Yes, You Can Get Over a Crisis

Crises can strike at any time robbery, rape, retrenchment, a relationship break up or a car accident. But crippling as they may seem at the time, we can get over them. The secret is understanding the process you need to go through and getting help when you need it. Having information about your response to a crises empowers you because you know what to expect.

‘I couldn’t breathe. It was as though someone had dropped a load of bricks on my chest,’ says Judi, a 29 year old bank clerk. Early one August evening in 2006 she learnt her partner of two years had died in a car crash.If my sister hadn’t helped for a few months I wouldn’t have got by financially. But feelings take longer to fix…’

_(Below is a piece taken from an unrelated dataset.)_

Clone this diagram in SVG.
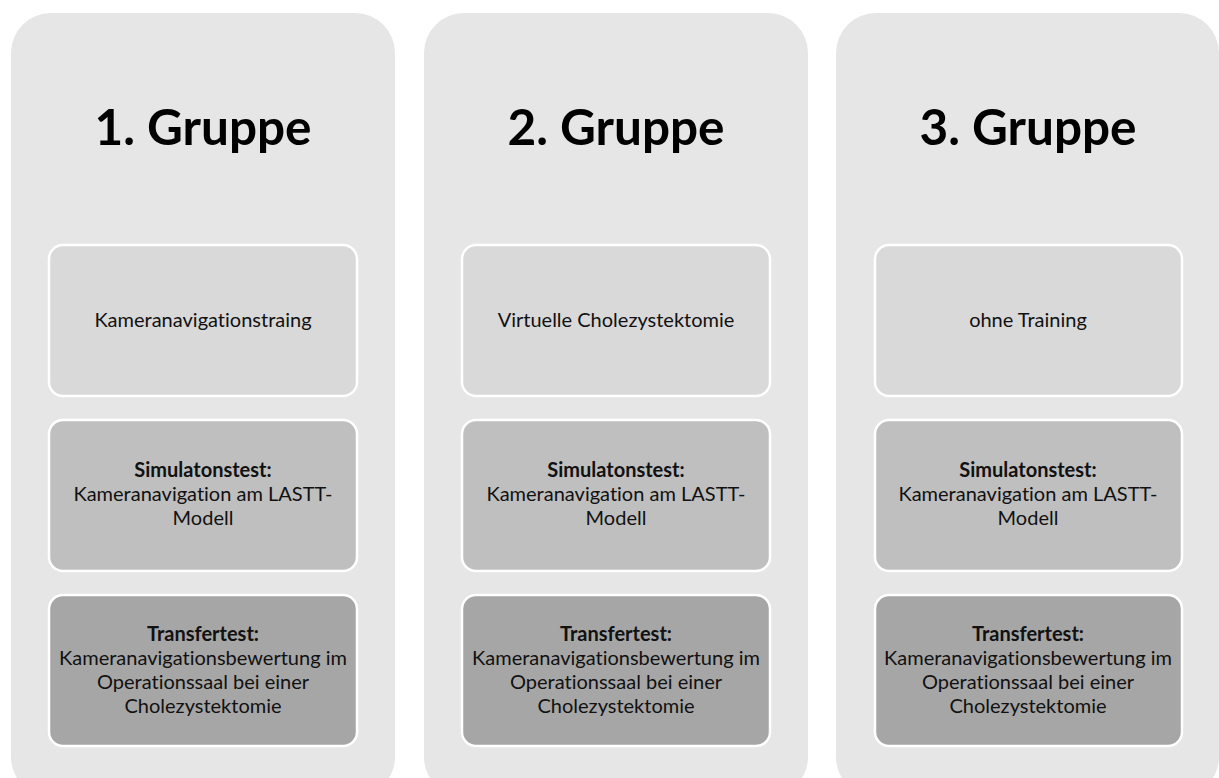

As with most crises, it wasn’t just the pain of loss that shattered her but also the practical repercussions. Judi found James had debts he’d kept from her. ‘He’d just opened his own motor workshop so there wasn’t much money and he loved to spoil me’, She came close to losing their flat, which was in his name, although she had paid half the deposit.

Her grief was mixed with an anger that surprised her. ‘One moment I’d be crying, the next I’d be ranting.’ She was angry with James for dying and leaving her in a mess, angry with God and angry with herself. Judi’s confusing clash of emotions is normal. Whatever your loss or crisis, it plunges you into different stages as you grieve. The best way to heal is to be prepared for these stages.

Your loss or other trauma may be great or small but it’s always personal so your response is individualized. It will be shaped by your personality, family, culture and spiritual beliefs but it will fall into certain universal stages. Grief starts with denial before moving on to anger, depression and finally acceptance.